With the wisdom of hindsight, the opposition was overly optimistic going into the 2013 elections by grossly underestimating what they were contending with. The same with the electorate at large — you and me, all of us. Getting rid of a system was never and is never child’s play. The system fought back with a vengeance, using all the force at its disposal to ensure a complete lockout of dissenting voices.

Again looking back wiser, it is not a surprise at all that the same tried and tested dirty tricks and brutality were used to get rid of Vice-President Joice Mujuru and her faction last year.

Zanu PF has endured because it is prepared to stoop to the lowest of the low level without the compunction or guilty conscience that would restrain ordinary human beings from sinking that low. Average people won’t plumb such depths of inhumanity and ferocity.

It’s got everything to do with empty politics and nothing to do with practical economic sense. Why should 20% of farms be reserved for war veterans when the former freedom fighters don’t even make up 1% of the adult population? John Allen Paulos, in his celebrated bestseller Innumeracy: Mathematical Illiteracy and Its Consequences, first published in 1988, argues that inability to deal rationally with very large numbers and the probabilities associated with them results in misinformed governmental policies, confused personal decisions, and an increased susceptibility to pseudoscience of all kinds, such as wild ideological notions or pro-Zanu PF academics Vimbai Chivaura, Tafataona Mahoso and Sheunesu Mpepereki’s crazy and rabid theories about the inherent evil in the white race.

When you live in an imagined past, that is exactly what happens: Your mythical past becomes your present, preventing you from moving forward. If people of different races and ideologies can only know the facts, the world will be a better place. Said Deng: “It doesn’t matter if a cat is black or white, so long as it catches mice.”

This innumeracy is being played out in Zimbabwe every day, with the glaring recent tragic example being former Reserve Bank governor Gideon Gono printing money 24 hours a day seven days a week which led to the extinction of the Zimdollar. Or Mugabe saying: “No one could have run this economy better than me.” Leaders without a clear, more quantitative way of looking at their world are bound to lead their countries to disaster. While their pseudoscience completely feeds their political rhetoric and political narrative, it is totally divorced from practical realities.

Such leaders as we have create dependency among people which makes them feel superior. They have this urge to control people and have people look up to them. It’s a most narcissistic — not altruistic — thing to do. It’s about self-serving, not in the least selfless concern for the well-being of others. They rationalise, attempt to justify this by giving the spurious explanation that people are getting something out of it, even if that isn’t much, or not what the people wanted in the first place, or isn’t on mutual terms and has been “given” in a manner that allows them to “profit” from you.

Writes a blogger: “Users . . . will not care about the impact on you because they will continue using you until they’ve got what they want or you cut off their supply.”
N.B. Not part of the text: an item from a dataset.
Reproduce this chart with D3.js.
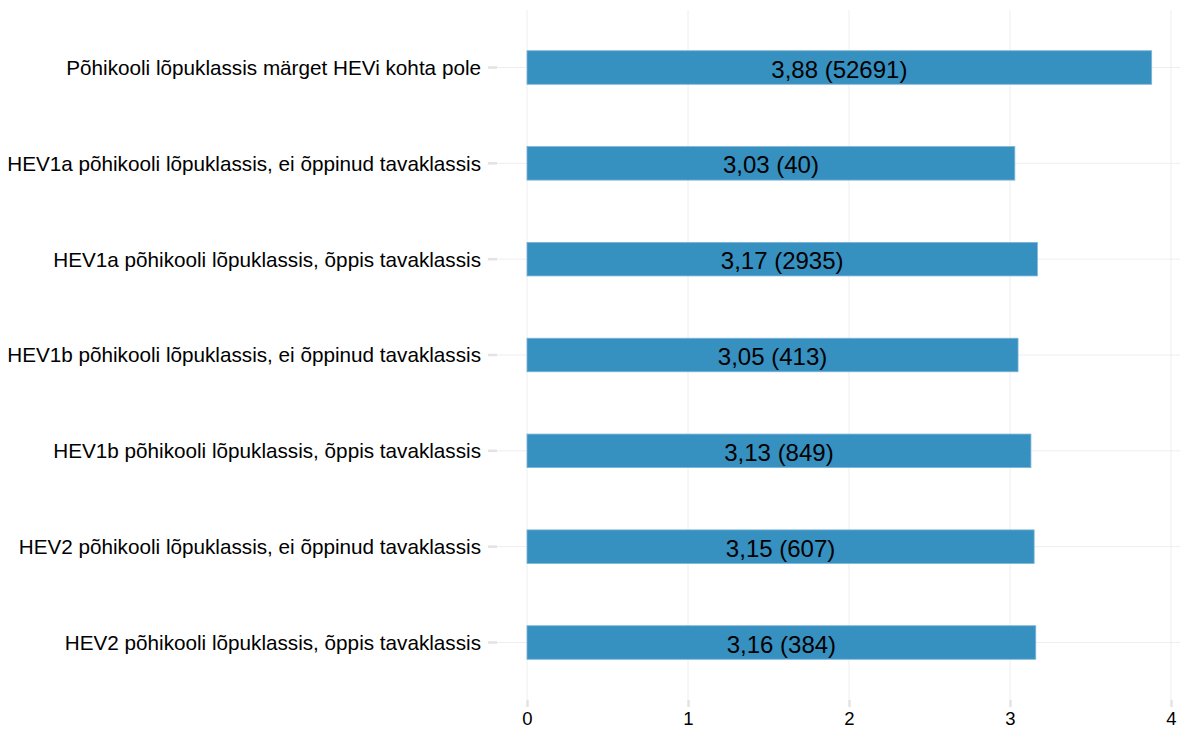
<!DOCTYPE html>
<html>
<head>
<meta charset="utf-8">
<script src="https://cdn.jsdelivr.net/npm/d3@7"></script>
<style>
  body { margin: 0; background: #fff; }
  svg { display: block; font-family: "Liberation Sans", Arial, sans-serif; }
</style>
</head>
<body>
<svg width="1180" height="731"></svg>
<script>
// Data
let categories = [
  "Põhikooli lõpuklassis märget HEVi kohta pole",
  "HEV1a põhikooli lõpuklassis, ei õppinud tavaklassis",
  "HEV1a põhikooli lõpuklassis, õppis tavaklassis",
  "HEV1b põhikooli lõpuklassis, ei õppinud tavaklassis",
  "HEV1b põhikooli lõpuklassis, õppis tavaklassis",
  "HEV2 põhikooli lõpuklassis, ei õppinud tavaklassis",
  "HEV2 põhikooli lõpuklassis, õppis tavaklassis"
];
let means = [3.88, 3.03, 3.17, 3.05, 3.13, 3.15, 3.16];
let counts = [52691, 40, 2935, 413, 849, 607, 384];
let xTicks = [0, 1, 2, 3, 4];

let rows = categories.map((c, i) => ({ cat: c, value: means[i], n: counts[i] }));

let svg = d3.select("svg");

// Panel edges
let panel = { left: 497, right: 1180, top: 10, bottom: 700 };

let x = d3.scaleLinear().domain([0, 4]).range([527, 1171]);
let y = d3.scaleBand()
  .domain(categories)
  .range([panel.top, panel.bottom])
  .paddingInner(0.65)
  .paddingOuter(0.425);

let fmt = v => d3.format(".2f")(v).replace(".", ",");

// Grid
let grid = svg.append("g");
grid.selectAll(".vgrid")
  .data(xTicks)
  .enter().append("line")
  .attr("x1", d => x(d)).attr("x2", d => x(d))
  .attr("y1", panel.top).attr("y2", panel.bottom)
  .attr("stroke", "#eeeeee").attr("stroke-width", 1);
grid.selectAll(".hgrid")
  .data(categories)
  .enter().append("line")
  .attr("x1", panel.left).attr("x2", panel.right)
  .attr("y1", d => y(d) + y.bandwidth() / 2)
  .attr("y2", d => y(d) + y.bandwidth() / 2)
  .attr("stroke", "#eeeeee").attr("stroke-width", 1);

// Bars
svg.append("g")
  .selectAll("rect")
  .data(rows)
  .enter().append("rect")
  .attr("x", x(0))
  .attr("y", d => y(d.cat))
  .attr("width", d => x(d.value) - x(0))
  .attr("height", y.bandwidth())
  .attr("fill", "#3690c0")
  .attr("stroke", "#7db4d8")
  .attr("stroke-width", 0.8);

// Bar labels
svg.append("g")
  .selectAll("text")
  .data(rows)
  .enter().append("text")
  .attr("x", d => x(d.value / 2))
  .attr("y", d => y(d.cat) + y.bandwidth() / 2)
  .attr("dy", "0.42em")
  .attr("text-anchor", "middle")
  .attr("font-size", "24px")
  .attr("fill", "#000")
  .text(d => fmt(d.value) + " (" + d.n + ")");

// Y axis
let yAxis = svg.append("g")
  .attr("transform", "translate(" + panel.left + ",0)")
  .call(d3.axisLeft(y).tickSize(9).tickPadding(7));
yAxis.select(".domain").remove();
yAxis.selectAll(".tick line").attr("stroke", "#e3e3e3").attr("stroke-width", 2.5);
yAxis.selectAll(".tick text")
  .attr("font-size", "20.7px")
  .attr("font-family", "Liberation Sans, Arial, sans-serif")
  .attr("fill", "#000")
  .attr("dy", "0.36em");

// X axis
let xAxis = svg.append("g")
  .attr("transform", "translate(0," + panel.bottom + ")")
  .call(d3.axisBottom(x).tickValues(xTicks).tickFormat(d3.format("d")).tickSize(7).tickPadding(5));
xAxis.select(".domain").remove();
xAxis.selectAll(".tick line").attr("stroke", "#e3e3e3").attr("stroke-width", 2.5);
xAxis.selectAll(".tick text")
  .attr("font-size", "18.5px")
  .attr("font-family", "Liberation Sans, Arial, sans-serif")
  .attr("fill", "#000");
</script>
</body>
</html>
Indeed, being used is something that — like abuse — can creep up on you and catch you unawares. So, should we be taken in again when these people come back or force themselves into our lives with false promises just to use us as political mats? When they come back to us, it has got nothing to do with our welfare, but everything to do with how the situation can work for them. It’s a strong bet that many of the villagers evicted in Mazowe this week attended the so-called Meet the People Tour rallies addressed by the First Lady last year, but they are now being treated shabbily.

So, with this wisdom of hindsight, surely we can’t be tricked again by the same characters this year — it’s time to even the score by cutting off their supply!